While the white and almost pictorial neutral ‘canvas’ acts as a middle ground to the various tectonic elements set in motion by Hollein, the various spatial illusions of depth are strategic and clever.

Starting with the foreground, Hollein sets in place an entrance constituted by two wooden circular columns of deliberately distorted proportion. Acting at an urban scale with the above canopy, they frame a deeply recessed entrance. A clin d’oeil to the work of Joseph Hoffman through the design of the bronze entrance door with square windows; a language also appropriated by Richard Meier in his 1980s coffee set for Alessi. The columns are slender and beautifully proportioned. Not in a Vitruvian way, but exaggerated in the vertical dimension, giving an urban scale in rapport to the white stucco defining the store’s facade.
The columns have a base anchored to an entrance treatment with a slight inviting curve pavement, and capitals reminiscent of rings, on which a broad, flattened metal wing-like keystone is delicately set as if acting as an umbrella shielding the entrance and the adjacent display windows (Image 9 and 11). There is something tribal about this composition, a symbolic sign akin to the craftsmanship of a warrior’s spear, or the emblem of a daily tool hand-formed from steel.
I am perhaps even reminded of ritual markers set in ancient times in front of entrances to mark transitions and give protection or blessings at the moment of threshold between public and private. I mention this as the metal shield carries man-made gestures of its making. Notably, in these intentionally designed scratches, one perceives gold or brass that might be hidden beneath the steel (Image 10). A beautiful tension between abstract and classical materials.

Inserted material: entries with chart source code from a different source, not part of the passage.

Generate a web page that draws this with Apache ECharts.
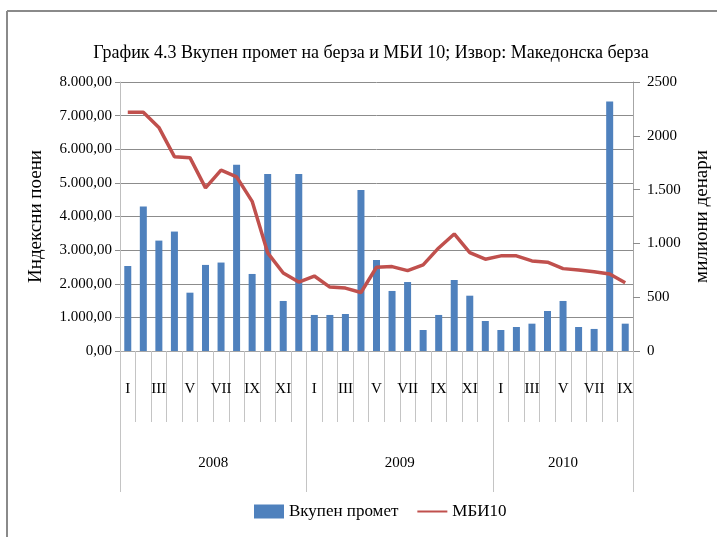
<!DOCTYPE html>
<html>
<head>
<meta charset="utf-8">
<script src="https://cdn.jsdelivr.net/npm/echarts@6/dist/echarts.min.js"></script>
<style>html,body{margin:0;padding:0;background:#fff;}#c{width:717px;height:537px;}</style>
</head>
<body>
<div id="c"></div>
<script>
var months = ['I','II','III','IV','V','VI','VII','VIII','IX','X','XI','XII',
              'I','II','III','IV','V','VI','VII','VIII','IX','X','XI','XII',
              'I','II','III','IV','V','VI','VII','VIII','IX'];
var years = ['2008','2009','2010'];
var yearBoundaries = [0, 12, 24, 33];
var yearCenters = [6, 18, 28.5];
var turnover = [790,1342,1026,1110,542,800,822,1730,716,1646,465,1646,
                335,335,344,1497,846,558,641,195,335,660,514,279,
                195,223,254,372,465,223,205,2318,254];
var mbi10 = [7100,7100,6650,5780,5750,4850,5380,5180,4450,2920,2320,2050,
             2230,1900,1870,1740,2490,2510,2390,2560,3065,3480,2925,2730,
             2830,2830,2680,2640,2450,2410,2360,2290,2030];
var leftTickLabels = ['0,00','1.000,00','2.000,00','3.000,00','4.000,00','5.000,00','6.000,00','7.000,00','8.000,00'];
var rightTickLabels = ['0','500','1.000','1.500','2000','2500'];

var serif = "'Liberation Serif', 'DejaVu Serif', serif";
var chart = echarts.init(document.getElementById('c'));
chart.setOption({
  animation: false,
  backgroundColor: '#fff',
  title: {
    text: 'График 4.3 Вкупен промет на берза и МБИ 10; Извор: Македонска берза',
    left: 366, top: 39, textAlign: 'center',
    textStyle: {fontFamily: serif, fontSize: 18, fontWeight: 'normal', color: '#000'}
  },
  legend: {
    left: 249, top: 498, itemWidth: 30, itemHeight: 14, itemGap: 19,
    textStyle: {fontFamily: serif, fontSize: 17, color: '#000'},
    data: [{name: 'Вкупен промет', icon: 'rect'}, {name: 'МБИ10', icon: 'path://M0,0H30V2H0Z'}]
  },
  grid: {left: 120, right: 84, top: 82, bottom: 186, outerBoundsMode: 'none', containLabel: false},
  graphic: [
    {type: 'line', shape: {x1: 7, y1: 11, x2: 717, y2: 11}, style: {stroke: '#8a8a8a', lineWidth: 2}},
    {type: 'line', shape: {x1: 7, y1: 11, x2: 7, y2: 537}, style: {stroke: '#8a8a8a', lineWidth: 2}}
  ],
  xAxis: [
    {
      type: 'category', data: months, position: 'bottom',
      axisLine: {lineStyle: {color: '#a6a6a6'}},
      axisTick: {show: true, interval: 0, length: 71, lineStyle: {color: '#c4c4c4'}},
      axisLabel: {interval: 1, margin: 31, fontFamily: serif, fontSize: 15, color: '#000'},
      splitLine: {show: false}
    },
    {
      type: 'value', min: 0, max: 33, position: 'bottom',
      axisLine: {show: false},
      axisTick: {show: true, customValues: yearBoundaries, length: 141, lineStyle: {color: '#c4c4c4'}},
      axisLabel: {customValues: yearCenters, margin: 105, fontFamily: serif, fontSize: 15, color: '#000',
        formatter: function (v) { var i = yearCenters.indexOf(v); return i >= 0 ? years[i] : ''; }},
      splitLine: {show: false}
    }
  ],
  yAxis: [
    {
      type: 'value', min: 0, max: 8000, interval: 1000, position: 'left',
      name: 'Индексни поени', nameLocation: 'middle', nameRotate: 90, nameGap: 74,
      nameTextStyle: {fontFamily: serif, fontSize: 19, color: '#000'},
      axisLine: {show: true, lineStyle: {color: '#bfbfbf'}},
      axisTick: {show: true, length: 5, lineStyle: {color: '#8c8c8c'}},
      axisLabel: {margin: 8, fontFamily: serif, fontSize: 15, color: '#000',
        formatter: function (v) { return leftTickLabels[Math.round(v / 1000)]; }},
      splitLine: {show: true, lineStyle: {color: '#8c8c8c', width: 1}}
    },
    {
      type: 'value', min: 0, max: 2500, interval: 500, position: 'right',
      name: 'милиони денари', nameLocation: 'middle', nameRotate: 90, nameGap: 60,
      nameTextStyle: {fontFamily: serif, fontSize: 19, color: '#000'},
      axisLine: {show: true, lineStyle: {color: '#a6a6a6'}},
      axisTick: {show: true, length: 7, lineStyle: {color: '#8c8c8c'}},
      axisLabel: {margin: 14, fontFamily: serif, fontSize: 15, color: '#000',
        formatter: function (v) { return rightTickLabels[Math.round(v / 500)]; }},
      splitLine: {show: false}
    }
  ],
  series: [
    {
      name: 'Вкупен промет', type: 'bar', xAxisIndex: 0, yAxisIndex: 1,
      data: turnover, barWidth: 7, itemStyle: {color: '#4F81BD'}
    },
    {
      name: 'МБИ10', type: 'line', xAxisIndex: 0, yAxisIndex: 0,
      data: mbi10, symbol: 'none', z: 5,
      lineStyle: {color: '#C0504D', width: 3.5}, itemStyle: {color: '#C0504D'}
    }
  ]
});
</script>
</body>
</html>
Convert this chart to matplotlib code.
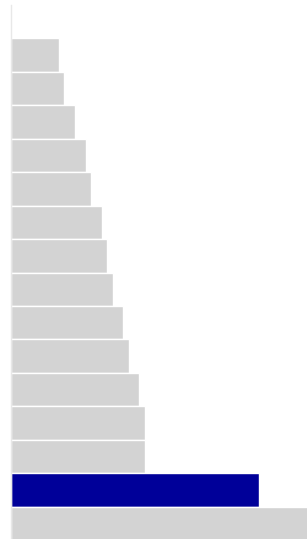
import matplotlib
matplotlib.use("Agg")
import matplotlib.pyplot as plt

categories = ["", "A", "B", "C", "D", "E", "F", "G", "H", "I", "J", "K", "L", "M", "N", "O"]
values = [0, 9, 10, 12, 14, 15, 17, 18, 19, 21, 22, 24, 25, 25, 46.3, 56]
highlight = "N"

gray = "#d3d3d3"
blue = "#000099"
colors = [blue if c == highlight else gray for c in categories]

fig = plt.figure(figsize=(3.07, 5.39), dpi=100)
ax = fig.add_axes([10.5 / 307, -1 / 539, 1 - 10.5 / 307, 1 - 5 / 539 + 1 / 539])
pos = list(range(len(categories)))
ax.barh(pos, values, height=1.0, color=colors, edgecolor="white", linewidth=1)
ax.set_ylim(len(categories) - 0.5, -0.5)
ax.set_xlim(0, 55.2)
for s in ["top", "right", "bottom"]:
    ax.spines[s].set_visible(False)
ax.spines["left"].set_color("#e8e8e8")
ax.spines["left"].set_linewidth(1)
ax.set_xticks([])
ax.set_yticks([])
fig.savefig("out.png", dpi=100)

The identity and symbolic value of this awning is unknown to me as I cannot find reference in any texts by Hollein. However, its form reminds me of the book by George Kubler, The Shape of Time: Remarks on the History of Things where Kubler talks about man-made objects as signs that are part of an interest in material culture, which jewelry has always been.
Conclusion

For students, it is imperative to understand that to become a great architect, one must start somewhere, and many of those that I admire started designing showrooms, stores, and restaurants, all places of an intimate scale. A few that come to mind: Steven Holl (Pace Collection Showroom, 1986, and Storefront for Art and Architecture in collaboration with artist Vito Acconci, 1993, both in NYC); Morphosis (72 Market Street Venice Beach, 1983, and Kate Mantilini restaurant, Beverly Hills, 1996, both in Los Angeles); Frank Gehry (Rebecca’s restaurant, 1980, Venice Beach, and New York Bagel and Co., 1990, Los Angeles). These are in addition to the turn of the century architects mentioned above and in the Schullin 1 blog.
I like to show my student these early works as they speak forcefully of the forthcoming maturity of each architect. To aim to design a Bilbao or Seattle Library is laudable and legitimate but not day one. There is so much to tackle in small spaces from programing, to aesthetics, and the formulation of one’s own language.
Postscript 1

Two additional projects that have unfortunately been demolished or partially lost that I also visited as a student are the Austrian Travel Agency completed in 1977 on the Opernringhof fronting the Opera (1976-1978) and the Austrian Airlines/travel agency facing Stephansdomplatz (early 1970s). For the latter, only the entrance and the exterior column remain of the original intervention, almost like a fragment of a bygone past.
I vividly remember the Austrian Travel Agency. Freestanding architectural objects were placed within the space, almost like theatrical moments that offered a sense of travel to distant countries. I had not seen an interior space so playful with a miniature travel pavilion inspired by Indian Mughal architecture, stylized palm-like trees scattered around broken classical columns or forming an oasis in a back room framed by stone like a distant Egyptian temple. All of this covered with a translucent ceiling reminiscent of Otto Wagner’s Postsparkasse. Everything was so playful, the indiscriminately luxurious and reflective materials such as brass, gold tones, and marble where patrons could imagine the idea of elsewhere and easily project their next travel destination. I should have not appreciated this given my education, but in the moment, there was something undeniably sensuous in Hollein’s architecture.
Postscript 2

Researching this blog and the first blog on Schullin 1, I rediscovered that Hollein favored columns in many of his projects (Image 16). Hollein’s interest was in building on the lineage and poetics of the column as one of the earliest carriers of architectural meaning. This structural element has been explored, defined, and codified in the earlier treatises of Vitruvius, Alberti, and Palladio, moving through Quatremère de Quincy’s idea of the Primitive Hut, and leading to the development from column to the piloti by Le Corbusier, which later was reinterpreted by Venturi and other contemporary architects (Image 14).

Postscript 3

At last, I am reminded of Hollein’s entrance gate at the first Venice Architecture Biennale in 1980 titled Presenza del Passato. In line with his earlier interest in columns (Image 15), Hollein reclaimed the motif of the column—a key element of postmodern architecture—now at an international level.